# Exercise
Print the lines of the listing below verbatim from its first line through the line bearing "from bokeh.resources import INLINE". Any pictures are to be omitted.

# Data shown
________

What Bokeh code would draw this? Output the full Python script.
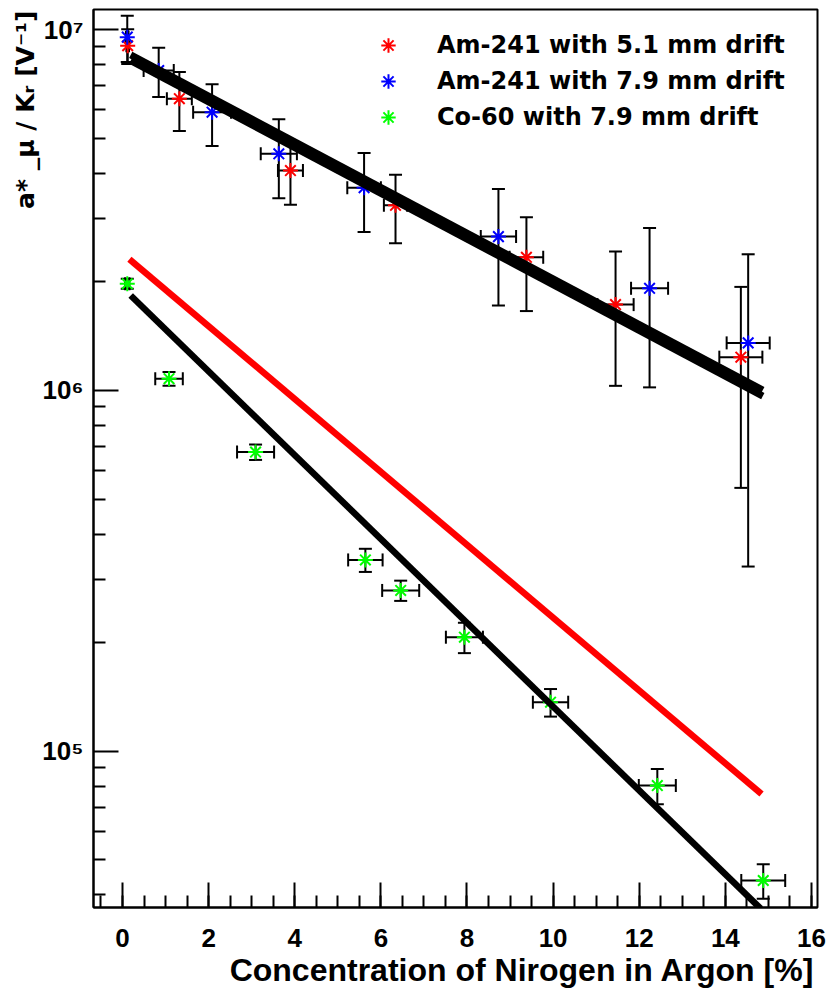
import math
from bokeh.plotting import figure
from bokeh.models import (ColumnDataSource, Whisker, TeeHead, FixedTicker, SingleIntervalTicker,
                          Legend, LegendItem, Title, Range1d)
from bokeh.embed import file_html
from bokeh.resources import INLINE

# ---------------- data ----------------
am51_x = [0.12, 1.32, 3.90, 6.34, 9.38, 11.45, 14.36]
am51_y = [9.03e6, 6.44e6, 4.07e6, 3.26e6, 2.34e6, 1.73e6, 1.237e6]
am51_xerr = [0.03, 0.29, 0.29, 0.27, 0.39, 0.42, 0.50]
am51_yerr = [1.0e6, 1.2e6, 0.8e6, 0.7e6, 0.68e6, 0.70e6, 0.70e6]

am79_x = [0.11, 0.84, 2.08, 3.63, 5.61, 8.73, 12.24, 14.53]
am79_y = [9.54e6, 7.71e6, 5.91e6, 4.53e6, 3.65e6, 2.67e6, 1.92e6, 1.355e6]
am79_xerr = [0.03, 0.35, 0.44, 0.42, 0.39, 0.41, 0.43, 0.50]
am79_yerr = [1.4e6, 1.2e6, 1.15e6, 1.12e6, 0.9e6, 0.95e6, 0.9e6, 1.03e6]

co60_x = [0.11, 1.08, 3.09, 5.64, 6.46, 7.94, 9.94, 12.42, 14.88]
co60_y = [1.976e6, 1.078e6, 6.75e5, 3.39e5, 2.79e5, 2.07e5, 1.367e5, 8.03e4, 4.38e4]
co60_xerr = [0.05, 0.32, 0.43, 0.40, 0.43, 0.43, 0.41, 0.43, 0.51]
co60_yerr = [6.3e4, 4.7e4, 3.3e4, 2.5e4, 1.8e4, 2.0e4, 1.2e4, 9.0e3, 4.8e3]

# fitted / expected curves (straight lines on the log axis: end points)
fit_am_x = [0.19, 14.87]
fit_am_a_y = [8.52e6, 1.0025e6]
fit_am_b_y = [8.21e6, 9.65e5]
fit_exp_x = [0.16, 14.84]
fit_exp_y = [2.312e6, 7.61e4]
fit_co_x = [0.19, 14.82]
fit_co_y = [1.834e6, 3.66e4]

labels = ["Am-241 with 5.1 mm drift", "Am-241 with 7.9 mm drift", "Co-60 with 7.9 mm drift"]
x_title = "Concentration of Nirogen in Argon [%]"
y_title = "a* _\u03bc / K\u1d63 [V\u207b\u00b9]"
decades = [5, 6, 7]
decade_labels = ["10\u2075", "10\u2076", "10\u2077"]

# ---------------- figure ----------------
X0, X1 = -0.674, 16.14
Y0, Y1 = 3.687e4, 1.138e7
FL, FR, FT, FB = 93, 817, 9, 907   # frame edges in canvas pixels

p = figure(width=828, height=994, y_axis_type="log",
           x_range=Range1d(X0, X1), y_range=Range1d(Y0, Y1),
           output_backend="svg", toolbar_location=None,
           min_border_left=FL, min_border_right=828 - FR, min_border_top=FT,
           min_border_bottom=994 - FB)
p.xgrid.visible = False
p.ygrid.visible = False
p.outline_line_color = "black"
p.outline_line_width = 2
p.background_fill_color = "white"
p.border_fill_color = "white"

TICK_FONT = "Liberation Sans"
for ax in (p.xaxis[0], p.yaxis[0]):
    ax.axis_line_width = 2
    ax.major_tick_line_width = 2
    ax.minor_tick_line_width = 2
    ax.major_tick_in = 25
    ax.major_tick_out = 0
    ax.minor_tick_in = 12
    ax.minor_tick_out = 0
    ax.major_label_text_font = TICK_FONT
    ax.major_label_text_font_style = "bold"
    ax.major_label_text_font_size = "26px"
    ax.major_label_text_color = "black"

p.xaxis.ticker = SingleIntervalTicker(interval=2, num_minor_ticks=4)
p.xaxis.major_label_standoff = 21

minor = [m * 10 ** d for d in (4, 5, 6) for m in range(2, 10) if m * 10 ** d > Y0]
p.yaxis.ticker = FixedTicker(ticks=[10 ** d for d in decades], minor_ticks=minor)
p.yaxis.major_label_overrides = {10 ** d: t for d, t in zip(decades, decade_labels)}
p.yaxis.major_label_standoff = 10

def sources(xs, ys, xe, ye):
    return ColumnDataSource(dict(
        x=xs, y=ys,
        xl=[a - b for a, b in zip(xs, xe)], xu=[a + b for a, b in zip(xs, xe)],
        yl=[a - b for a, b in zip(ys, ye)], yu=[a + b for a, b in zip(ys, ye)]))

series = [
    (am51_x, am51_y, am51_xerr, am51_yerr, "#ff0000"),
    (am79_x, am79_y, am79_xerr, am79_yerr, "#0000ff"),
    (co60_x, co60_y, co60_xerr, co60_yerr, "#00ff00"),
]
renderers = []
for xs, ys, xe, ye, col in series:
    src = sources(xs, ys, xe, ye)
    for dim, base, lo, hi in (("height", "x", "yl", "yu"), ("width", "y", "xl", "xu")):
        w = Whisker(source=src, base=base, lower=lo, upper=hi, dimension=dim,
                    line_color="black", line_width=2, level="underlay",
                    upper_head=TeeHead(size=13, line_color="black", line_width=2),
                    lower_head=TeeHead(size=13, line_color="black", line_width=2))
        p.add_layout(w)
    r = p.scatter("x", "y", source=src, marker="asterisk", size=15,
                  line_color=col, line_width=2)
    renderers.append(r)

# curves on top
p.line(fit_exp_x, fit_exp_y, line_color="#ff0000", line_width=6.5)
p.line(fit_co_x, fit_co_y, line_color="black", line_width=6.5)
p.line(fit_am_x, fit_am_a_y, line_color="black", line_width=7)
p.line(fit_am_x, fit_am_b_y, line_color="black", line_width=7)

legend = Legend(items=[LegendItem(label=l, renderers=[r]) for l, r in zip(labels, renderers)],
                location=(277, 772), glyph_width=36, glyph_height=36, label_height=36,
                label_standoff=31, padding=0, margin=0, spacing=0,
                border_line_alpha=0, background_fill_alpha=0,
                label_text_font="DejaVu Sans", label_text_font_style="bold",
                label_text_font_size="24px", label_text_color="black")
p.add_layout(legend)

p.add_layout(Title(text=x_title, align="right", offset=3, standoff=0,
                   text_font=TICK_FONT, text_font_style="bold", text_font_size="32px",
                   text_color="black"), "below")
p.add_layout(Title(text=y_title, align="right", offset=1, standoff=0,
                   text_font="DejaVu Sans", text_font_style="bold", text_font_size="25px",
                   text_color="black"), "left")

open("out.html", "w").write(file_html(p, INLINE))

________

# Expected output
What Bokeh code would draw this? Output the full Python script.
import math
from bokeh.plotting import figure
from bokeh.models import (ColumnDataSource, Whisker, TeeHead, FixedTicker, SingleIntervalTicker,
                          Legend, LegendItem, Title, Range1d)
from bokeh.embed import file_html
from bokeh.resources import INLINE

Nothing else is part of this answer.